On Mon, 31 Jan 2011, Michael Scherer wrote:

> Le lundi 31 janvier 2011 à 16:03 +0100, nicolas vigier a écrit :
> > On Sun, 30 Jan 2011, Motoko-chan wrote:
> >
> > > If possible, using a split key so that no single person can revoke a 
> > > signature or sign a key would be useful. This would prevent attacks where 
> > > an individual might be tricked into signing an attacker's key. It would 
> > > require multiple people to be tricked or have their systems compromised to 
> > > have that key compromised.
> > 
> > Yes, we could do something like that. Maybe each board member could have
> > a copy of the key, but encrypted with the key of all other board members,
> > so that it requires two people to access the key ? Or the people who
> > have the key don't know the passphrase, and the people who know the
> > passphrase don't have the key ?
> Like : http://point-at-infinity.org/ssss ?
> Too bad it doesn't seems to be much maintained :/


> > >>   - In case we think the packages@ key may have been compromised, or is
> > >>     too old, or we want to change it for any other reason, we revoke the
> > >>     key, and/or revoke the signature from board@ so that it is no
> > >>     longer accepted by urpmi. We create a new key, we sign it with
> > >>     the board@ key and we can start to use this new key.
> > > Sounds good. I'd almost suggest a new packages signing key for each new 
> > > release that is valid for the supported life of the release plus one year. 
> > > It's a bit more work, but would reduce the damage a key leak would cause. 
> > > Unfortunately, this would bring back the problems of re-signing packages 
> > > when they are turned into a release.
> > 
> > I think we should avoid keys with expiration date because :
> >  - maybe we will want to extend supported life of the release
> >  - some people may want to continue using the release after end of life
> We can 1) have a long enough expiration date ( but EOL + 1y seems quite
> enough IMHO )
> 2) push unexpired keys before it is too late if needed ( I routinely
> push my key after extending the expiration date ).

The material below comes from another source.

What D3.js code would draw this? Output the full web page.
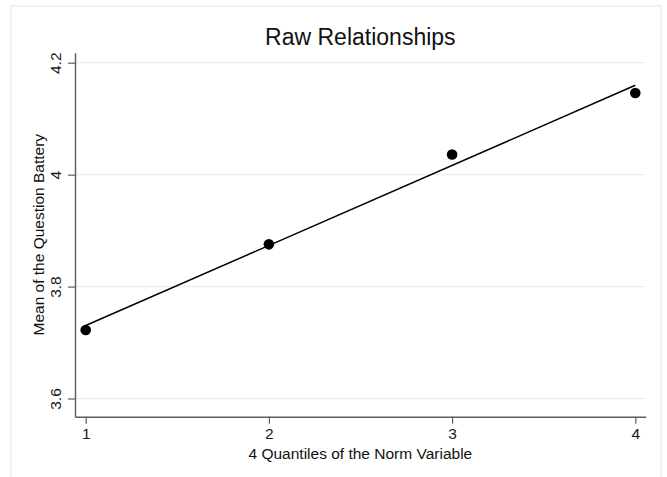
<!DOCTYPE html>
<html>
<head>
<meta charset="utf-8">
<script src="https://cdn.jsdelivr.net/npm/d3@7"></script>
<style>
  html, body { margin: 0; padding: 0; background: #ffffff; }
  svg { display: block; font-family: "Liberation Sans", Arial, Helvetica, sans-serif; }
</style>
</head>
<body>
<svg id="chart" width="667" height="477"></svg>
<script>
// Quantile groups of the norm variable and the mean score of the question battery in each
const quantiles = [1, 2, 3, 4];
const batteryMeans = [3.7225, 3.8755, 4.036, 4.146];
const xTickValues = [1, 2, 3, 4];
const yTickValues = [3.6, 3.8, 4.0, 4.2];
const yTickLabels = ["3.6", "3.8", "4", "4.2"];

const svg = d3.select("#chart");

// Outer graph region
svg.append("rect")
  .attr("x", 11).attr("y", 6)
  .attr("width", 650).attr("height", 480)
  .attr("fill", "#ffffff")
  .attr("stroke", "#e6eff2")
  .attr("stroke-width", 1.5);

const plot = { left: 75, right: 645.7, top: 52.7, bottom: 416.7 };

const x = d3.scaleLinear().domain([0.9416, 4.0568]).range([plot.left, plot.right]);
const y = d3.scaleLinear().domain([3.5675, 4.2179]).range([plot.bottom, plot.top]);

// Horizontal gridlines
svg.append("g")
  .selectAll("line")
  .data(yTickValues)
  .join("line")
  .attr("x1", plot.left).attr("x2", plot.right)
  .attr("y1", d => y(d)).attr("y2", d => y(d))
  .attr("stroke", "#e7f0f2")
  .attr("stroke-width", 1.3);

// Y axis
const yAxis = svg.append("g")
  .attr("transform", `translate(${plot.left},0)`)
  .call(d3.axisLeft(y).tickValues(yTickValues).tickSize(7).tickSizeOuter(0)
    .tickFormat((d, i) => yTickLabels[i]));
yAxis.select(".domain").attr("stroke", "#5c5c5c").attr("stroke-width", 1.4);
yAxis.selectAll(".tick line").attr("stroke", "#5c5c5c").attr("stroke-width", 1.2);
yAxis.selectAll(".tick text")
  .attr("x", null).attr("dy", null)
  .attr("transform", "translate(-14.5,0) rotate(-90)")
  .attr("text-anchor", "middle")
  .attr("fill", "#1a1a1a")
  .style("font-size", "15.5px");

// X axis
const xAxis = svg.append("g")
  .attr("transform", `translate(0,${plot.bottom})`)
  .call(d3.axisBottom(x).tickValues(xTickValues).tickSize(7).tickSizeOuter(0)
    .tickFormat(d3.format("d")));
xAxis.select(".domain").attr("stroke", "#5c5c5c").attr("stroke-width", 1.4);
xAxis.selectAll(".tick line").attr("stroke", "#5c5c5c").attr("stroke-width", 1.2);
xAxis.selectAll(".tick text")
  .attr("y", 22).attr("dy", null)
  .attr("fill", "#1a1a1a")
  .style("font-size", "15.5px");

// Linear fit of the means on the quantile index
const n = quantiles.length;
const mx = d3.mean(quantiles);
const my = d3.mean(batteryMeans);
const slope = d3.sum(quantiles, (q, i) => (q - mx) * (batteryMeans[i] - my)) /
              d3.sum(quantiles, q => (q - mx) * (q - mx));
const intercept = my - slope * mx;
const fitX = d3.extent(quantiles);

svg.append("line")
  .attr("x1", x(fitX[0])).attr("y1", y(intercept + slope * fitX[0]))
  .attr("x2", x(fitX[1])).attr("y2", y(intercept + slope * fitX[1]))
  .attr("stroke", "#000000")
  .attr("stroke-width", 1.5);

// Observed means
svg.append("g")
  .selectAll("circle")
  .data(quantiles)
  .join("circle")
  .attr("cx", d => x(d))
  .attr("cy", (d, i) => y(batteryMeans[i]))
  .attr("r", 5.3)
  .attr("fill", "#000000");

// Titles
svg.append("text")
  .attr("x", (plot.left + plot.right) / 2)
  .attr("y", 45)
  .attr("text-anchor", "middle")
  .attr("fill", "#111111")
  .style("font-size", "23px")
  .text("Raw Relationships");

svg.append("text")
  .attr("x", (plot.left + plot.right) / 2)
  .attr("y", 458.5)
  .attr("text-anchor", "middle")
  .attr("fill", "#111111")
  .style("font-size", "15.5px")
  .text("4 Quantiles of the Norm Variable");

svg.append("text")
  .attr("transform", `translate(44,${(plot.top + plot.bottom) / 2}) rotate(-90)`)
  .attr("text-anchor", "middle")
  .attr("fill", "#111111")
  .style("font-size", "15.5px")
  .text("Mean of the Question Battery");
</script>
</body>
</html>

Pushing new unexpired keys also means we need to resign all old packages
if we want them to be installable. So that's not something we want to do
too often if it's not needed.

> And people should be able to force a bypass of the system of course, but
> they will be on their own ( ie, that's quite the definition of EOL ).
> And this should be documented, and easy to do ( but warn people without
> harrassing too much can be quite difficult ).
> We can also say that we erase the keys once it is not planned to be used
> anymore, so we would no longer care about protecting them ( ie, we say
> the key is expired for good, and that's all ).

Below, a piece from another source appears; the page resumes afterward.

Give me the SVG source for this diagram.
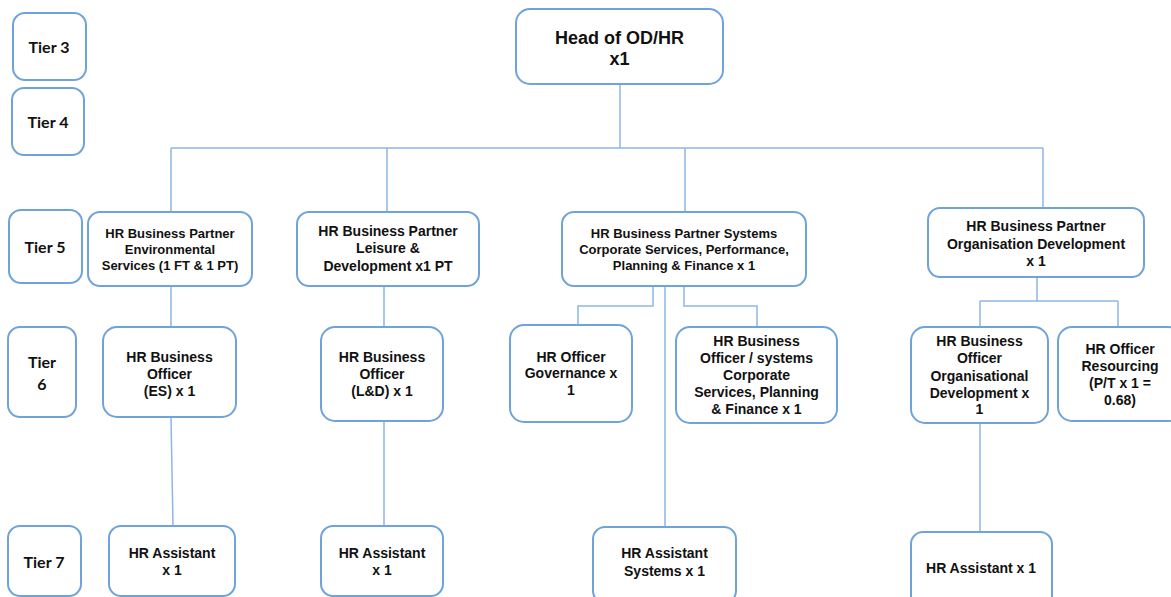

If we decide that a key won't be used anymore, and don't want to care
about protecting it, I think we should revoke it (or its signature) as
soon as possible, instead of waiting for it to expire.

I think the only use of expiration date would be if one day all
known keyservers are down and never come back (I think it's unlikely to
happen, or we will also have other problems), or we lose all private
keys, so we can't revoke them or their signature. But if we lose all
private keys, we will also have other problems (like not being able to
sign a new key), so we should avoid it.

> >  - I don't think using expiration date reduce the damage of a leaked
> >    key. If the key is leaked, we revoke it (or its signature) immediatly
> >    on all key servers, which should be faster than waiting for the key to
> >    expire. And replacing an expired key is not more simple than replacing
> >    a revoked key.
> The problem is not leaking the key, it is about cryptographic attacks
> about older keys.
> If in 10 years, there is some technology that allows people to get our
> private key by bruteforce on the public one, if it is expired, attackers
> will not be able to use it even if they have it. Since the plan is to
> say "every key signed is valid", then we are potentially screwed if a
> old key is compromised offline.

If in 10 years there is some technology to get our private key, then
it's still possible to revoke the key at that time. Instead of deciding
now that the key will expire in a few years, I would prefer that we look
at it in a few years to decide if we want to revoke it.